Wkrótce jednak emeryckie kieszenie nie wytrzymały takiego stylu życia. Coraz więcej kosztowała ich opieka nad dwoma „domami” – mieszkaniem o powierzchni 62 m2 oraz drewnianą daczą o powierzchni 70 m2. Wzrastały też koszty dojazdów, bo mieszkanie i działka leżały w odległości aż 60 kilometrów od siebie. Na dodatek syn z rodziną, dotąd mieszkający w Warszawie, przeprowadził się do domu, położonego 30 kilometrów na południe czyli dokładnie po przeciwległej stronie od trasy, po której poruszali się Elżbieta i Maciej.
Bliżej syna
– Przeprowadzka Czarka była przysłowiową kroplą przepełniającą czarę, która spowodowała poważne zmiany w trybie naszego życia – opowiada pani Elżbieta. – I dobrze się stało, bo już wcześniej pojawiły się ku temu poważne przesłanki. Na wsi trudność sprawiało nam pokonywanie aż stu schodów i koszenie wielkiego trawnika na bardzo stromej skarpie nad rzeką (działka miała aż 3600 m2 powierzchni), natomiast w mieście męczył nas gwar i powietrze pełne spalin. Poza tym, po kilku włamaniach do letniego domu, straciliśmy poczucie bezpieczeństwa. Nie mogąc przebywać w dwóch miejscach jednocześnie, martwiliśmy się albo o losy mieszkania, albo daczy. Nie było sensu dłużej wciąż się denerwować ani dojeżdżać 60 km, na własną działkę, a chcąc odwiedzić wnuki, kolejne 30 km, tyle że w odwrotnym kierunku. Dlatego postanowiliśmy sprzedać mieszkanie oraz działkę rekreacyjną, poszukać ziemi gdzieś niedaleko syna i tam wybudować nieduży ekonomiczny dom.

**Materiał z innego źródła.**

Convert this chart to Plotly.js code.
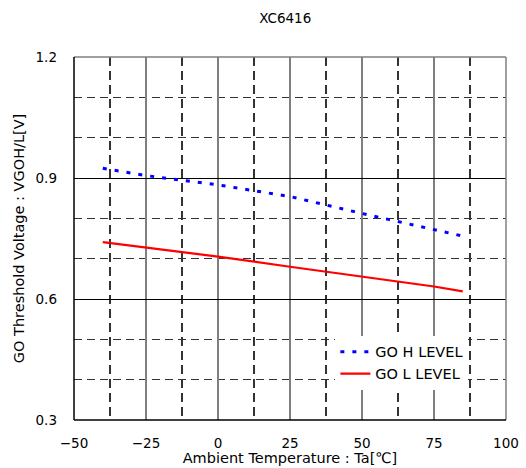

Małżeństwo bez problemu znalazło odpowiednią dla siebie działkę, oddaloną zaledwie kilka kilometrów od syna. Seniorzy szczególnie cieszyli się, że nie była bardzo droga (kosztowała zaledwie 50 000 zł), za to miała dobry dojazd oraz dostęp do sieci elektrycznej, wodociągowej i gazowej. Podobało im się, że leżała wśród mazowieckich pól i że z dwóch stron działki jeszcze przez jakiś czas nie powstaną inne domy. Byli szczęśliwi, kiedy dowiedzieli się że przy trzecim boku posesji zamieszkają ich rówieśnicy.